Exhibit 10.1

 

[QUANTUM LETTERHEAD]

March 31, 2011

Mr. Jon Gacek

[address]

Dear Jon,

I am pleased to offer you the position of Chief Executive Officer and Board member for Quantum Corporation. This is an officer position reporting to the Board of Directors.

In conjunction with this promotion, your base salary will be $585,000 annually ($48,750 monthly). You will also be eligible to participate in Quantum's Chief Executive Officer Annual Incentive plan. Your bonus target opportunity will be 100% of your base salary although the actual amount of any payout will be determined as described in the Plan based on the achievement of specific performance criteria.

The Company will recommend to the Board of Directors that a grant of 1,300,000 stock options be made available to you. These options will be priced at fair market value on the day that they are approved by the Leadership & Compensation Committee of the BOD which occurs at the beginning of April. Your stock options will vest over four years as follows: 25% will cliff vest one year from the date of grant and the remainder will vest monthly thereafter at the rate of 1/48th of the original grant amount over the following three years. In addition to these options, you will also be granted 300,000 Restricted Stock Units (RSU). These RSUs will vest annually over a three-year period in 1/3 increments. This grant is intended to cover a two year period. You will be eligible for another annual grant in 2013.

As a Quantum executive, you will be covered by Quantum's Change of Control Program. An individual CEO agreement will be executed upon your start date.

In the event your employment is involuntarily terminated by the Company other than for "cause" (as defined in Quantum's Change in Control Agreement), and in a context other than a Change in Control (in which case Quantum's Change in Control Agreement shall be the sole source of severance benefits), Quantum will provide to you the equivalent of twelve (12) months of base salary and twelve months (12) of benefits continuation through COBRA in exchange for your execution of a separation agreement and general release.

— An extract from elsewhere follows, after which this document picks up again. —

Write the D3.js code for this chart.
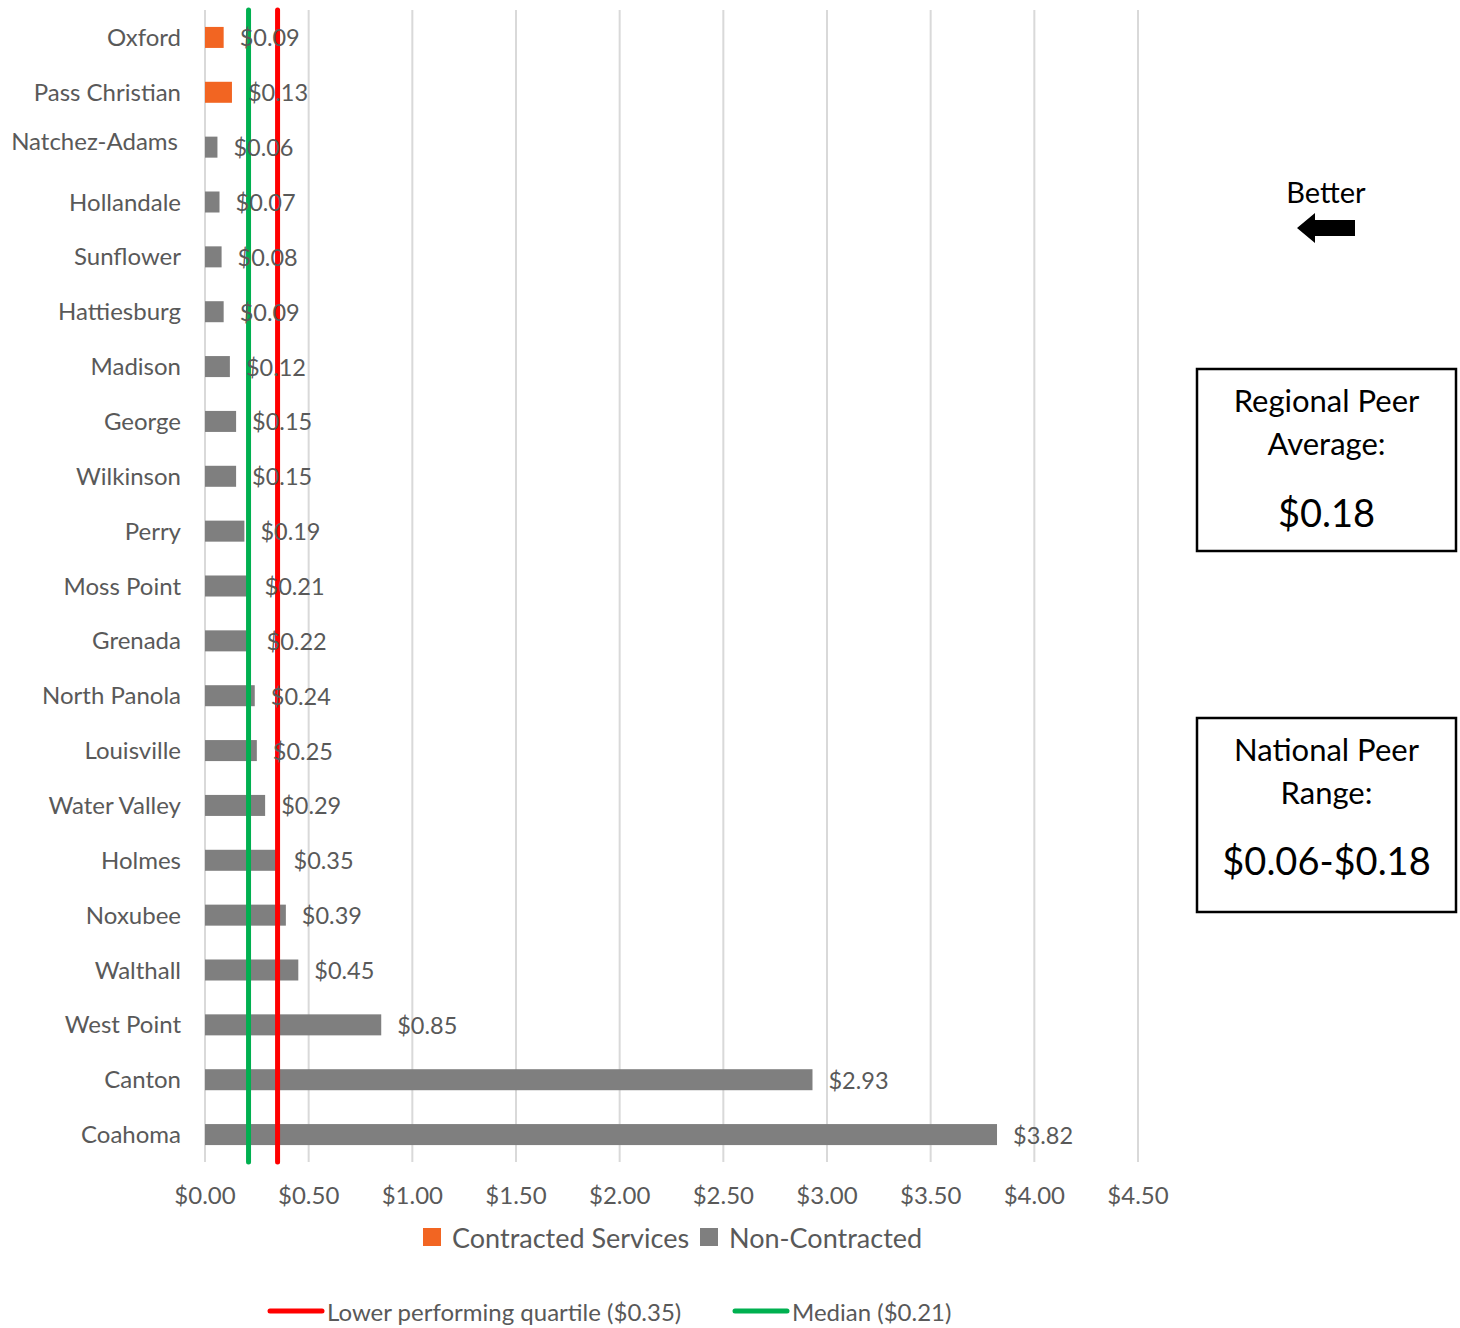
<!DOCTYPE html>
<html>
<head>
<meta charset="utf-8">
<script src="https://cdn.jsdelivr.net/npm/d3@7"></script>
<style>
  html, body { margin: 0; padding: 0; background: #fff; }
  svg { display: block; font-family: Lato, "Open Sans", sans-serif; }
</style>
</head>
<body>
<svg id="chart" width="1460" height="1328"></svg>
<script>
const categories = ["Oxford","Pass Christian","Natchez-Adams","Hollandale","Sunflower","Hattiesburg","Madison","George","Wilkinson","Perry","Moss Point","Grenada","North Panola","Louisville","Water Valley","Holmes","Noxubee","Walthall","West Point","Canton","Coahoma"];
const contracted    = [0.09, 0.13, null, null, null, null, null, null, null, null, null, null, null, null, null, null, null, null, null, null, null];
const nonContracted = [null, null, 0.06, 0.07, 0.08, 0.09, 0.12, 0.15, 0.15, 0.19, 0.21, 0.22, 0.24, 0.25, 0.29, 0.35, 0.39, 0.45, 0.85, 2.93, 3.82];
const xTicks = [0, 0.5, 1, 1.5, 2, 2.5, 3, 3.5, 4, 4.5];
const lowerQuartile = 0.35;
const median = 0.21;
const seriesNames = ["Contracted Services", "Non-Contracted"];
const lineNames = ["Lower performing quartile ($0.35)", "Median ($0.21)"];
const regionalLabel = ["Regional Peer", "Average:", "$0.18"];
const nationalLabel = ["National Peer", "Range:", "$0.06-$0.18"];

const colors = { contracted: "#F26522", non: "#7F7F7F", red: "#FF0000", green: "#00B050", grid: "#D9D9D9", text: "#595959" };
const fmt = d => "$" + d.toFixed(2);

const svg = d3.select("#chart");
const x = d3.scaleLinear().domain([0, 4.5]).range([205, 1138]);
const p = 0.617;
const y = d3.scaleBand().domain(categories).range([10, 1162]).paddingInner(p).paddingOuter(p / 2);

// gridlines
svg.append("g").selectAll("line").data(xTicks).join("line")
  .attr("x1", d => x(d)).attr("x2", d => x(d))
  .attr("y1", 10).attr("y2", 1162)
  .attr("stroke", colors.grid).attr("stroke-width", 2);

// x tick labels
svg.append("g").selectAll("text").data(xTicks).join("text")
  .attr("x", d => x(d)).attr("y", 1194)
  .attr("text-anchor", "middle").attr("dominant-baseline", "central")
  .attr("font-size", 24).attr("fill", colors.text)
  .text(fmt);

// category labels
svg.append("g").selectAll("text").data(categories).join("text")
  .attr("x", d => d === "Natchez-Adams" ? 178 : 181)
  .attr("y", d => y(d) + y.bandwidth() / 2 - (d === "Natchez-Adams" ? 7 : 1))
  .attr("text-anchor", "end").attr("dominant-baseline", "central")
  .attr("font-size", 24).attr("fill", colors.text)
  .text(d => d);

const rows = categories.map((c, i) => ({
  cat: c,
  value: contracted[i] != null ? contracted[i] : nonContracted[i],
  color: contracted[i] != null ? colors.contracted : colors.non
}));

// bars
svg.append("g").selectAll("rect").data(rows).join("rect")
  .attr("x", x(0)).attr("y", d => y(d.cat))
  .attr("width", d => x(d.value) - x(0)).attr("height", y.bandwidth())
  .attr("fill", d => d.color);

// reference lines
[[median, colors.green], [lowerQuartile, colors.red]].forEach(([v, c]) => {
  svg.append("line")
    .attr("x1", x(v)).attr("x2", x(v)).attr("y1", 10).attr("y2", 1162)
    .attr("stroke", c).attr("stroke-width", 5).attr("stroke-linecap", "round");
});

// value labels
svg.append("g").selectAll("text").data(rows).join("text")
  .attr("x", d => x(d.value) + 16).attr("y", d => y(d.cat) + y.bandwidth() / 2)
  .attr("dominant-baseline", "central")
  .attr("font-size", 23.5).attr("fill", colors.text)
  .text(d => fmt(d.value));

// series legend
const lg = svg.append("g");
const legendItems = [
  { name: seriesNames[0], color: colors.contracted, sx: 423 },
  { name: seriesNames[1], color: colors.non, sx: 700 }
];
legendItems.forEach(it => {
  lg.append("rect").attr("x", it.sx).attr("y", 1228).attr("width", 18).attr("height", 18).attr("fill", it.color);
  lg.append("text").attr("x", it.sx + 29).attr("y", 1237).attr("dominant-baseline", "central")
    .attr("font-size", 27).attr("fill", colors.text).text(it.name);
});

// line legend
const ll = svg.append("g");
const lineItems = [
  { name: lineNames[0], color: colors.red, sx: 270 },
  { name: lineNames[1], color: colors.green, sx: 735 }
];
lineItems.forEach(it => {
  ll.append("line").attr("x1", it.sx).attr("x2", it.sx + 52).attr("y1", 1311).attr("y2", 1311)
    .attr("stroke", it.color).attr("stroke-width", 5).attr("stroke-linecap", "round");
  ll.append("text").attr("x", it.sx + 57).attr("y", 1311).attr("dominant-baseline", "central")
    .attr("font-size", 24).attr("fill", colors.text).text(it.name);
});

// Better arrow
svg.append("text").attr("x", 1326).attr("y", 191).attr("text-anchor", "middle").attr("dominant-baseline", "central")
  .attr("font-size", 29).attr("fill", "#000").text("Better");
svg.append("path")
  .attr("d", "M1297,228 L1315,213 L1315,220 L1355,220 L1355,236 L1315,236 L1315,243 Z")
  .attr("fill", "#000");

// info boxes
function infoBox(lines, top, h, ys) {
  const g = svg.append("g");
  g.append("rect").attr("x", 1197).attr("y", top).attr("width", 259).attr("height", h)
    .attr("fill", "#fff").attr("stroke", "#000").attr("stroke-width", 2.5);
  lines.forEach((t, i) => {
    g.append("text").attr("x", 1326.5).attr("y", ys[i]).attr("text-anchor", "middle").attr("dominant-baseline", "central")
      .attr("font-size", i === 2 ? 38 : 31).attr("fill", "#000").text(t);
  });
}
infoBox(regionalLabel, 369, 182, [400, 443, 512]);
infoBox(nationalLabel, 718, 194, [749, 792, 860]);
</script>
</body>
</html>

Notwithstanding anything to the contrary in this offer letter, if you are a "specified employee" within the meaning of Section 409A of the Internal Revenue Code of 1986, as amended, and the final regulations and any guidance promulgated thereunder ("Section 409A") at the time of your termination of employment (other than due to death), then the severance benefits payable to you under this offer letter, if any, and any other severance payments or separation benefits that may be considered deferred compensation under Section 409A (together, the "Deferred Compensation Separation Benefits") otherwise due to you on or within the six (6) month period following your termination of employment will accrue during such six (6) month period and will become payable in a lump sum payment (less applicable withholding taxes) on the date six (6) months and one (1) day following the date of your termination of employment. All subsequent payments, if any, will be payable in accordance with the payment schedule applicable to each payment or benefit. Notwithstanding anything herein to the contrary, if you die following your termination of employment but prior to the six (6) month anniversary of your date of termination, then any payments delayed in accordance with this paragraph will be payable in a lump sum (less applicable withholding taxes) to your estate as soon as administratively practicable after the date of your death and all other Deferred Compensation Separation Benefits will be payable in accordance with the payment schedule applicable to each payment or benefit.

It is the intent of this offer letter to comply with the requirements of Section 409A so that none of the severance payments and benefits to be provided hereunder will be subject to the additional tax imposed under Section 409A, and any ambiguities herein will be interpreted to so comply. You and the Company agree to work together in good faith to consider amendments to this offer letter and to take such reasonable actions which are necessary, appropriate or desirable to avoid imposition of any additional tax or income recognition under Section 409A prior to actual payment to you.

To confirm your acceptance of this offer, please sign and return an original copy of this letter to me in the San Jose office. This offer letter, if accepted, supercedes and replaces your offer letter dated August 25, 2006, as amended.

Jon, on behalf of the Board members, I'd like to extend our congratulations on this new opportunity and express our confidence in your ability to lead the company as we move forward.

Sincerely,

 

/s/ Rick Belluzzo

Rick Belluzzo

Chairman

Quantum Corporation

 

I understand and accept the terms of this promotion.